Rafael Pérez Estrada
Más por menos. Sial Ediciones.2011

3.530 – El hombre que llora

     El Hospital General es gris por dentro y por fuera. Opalescencias; brillos de quirófano a veces. Relámpagos diagonales de acero pulido contra las concentraciones difusas de la luz eléctrica espaciada a lo largo de los corredores.
Conforme se avanza por los últimos pasillos, la luz se va haciendo más lúgubre pero más intensa. Cada vez más triste. Tan triste que exhala esa luz un olor antiséptico y atroz de tristeza. En el último cubículo, el más luminoso de todos, por el que el sol penetra de lleno a lo largo del pasillo hacia todo el hospital, está la figura que llaman del hombre que llora.
Mucho se ha hablado de esta misteriosa figura que conservan en el Hospital General. Mi abuela ha decidido llevarme a verla, pues es grande la fama del hombre que llora y dicen que a veces concede ciertas mercedes. Mientras vamos por los corredores del hospital las enfermeras como bultos grises y blancos cuchichean a nuestro paso.
Van a ver al hombre que llora ?dice una monja a otra.
Todo es blanco en esa habitación olorosa a formol. El anciano que yace sobre la cama es tan blanco como la manta que lo cubre hasta la barbilla.
El viejecito llora como mujer. Eso dice mi abuela.

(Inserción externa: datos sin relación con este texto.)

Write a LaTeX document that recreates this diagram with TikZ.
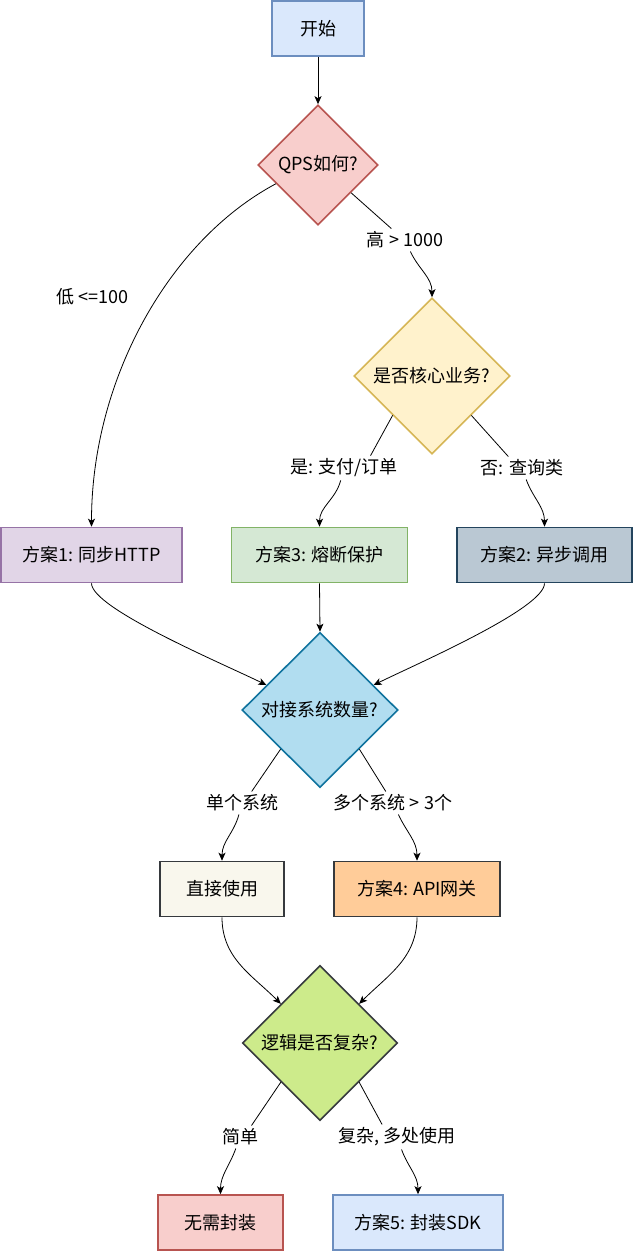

Yo me quedo callado. Lo miro atentamente. Su boca se pliega como la de una máscara de teatro. Roja y húmeda chasquea una lengua larga y flaca como un verduguillo contra las encías desdentadas. Por sus mejillas agrietadas resbalan gruesos lagrimones desde sus ojos irritados y legañosos. Sólo su boca y sus ojos se mueven.
Dicen que es una pura cabeza y que no tiene cuerpo, pero esto yo no lo creo.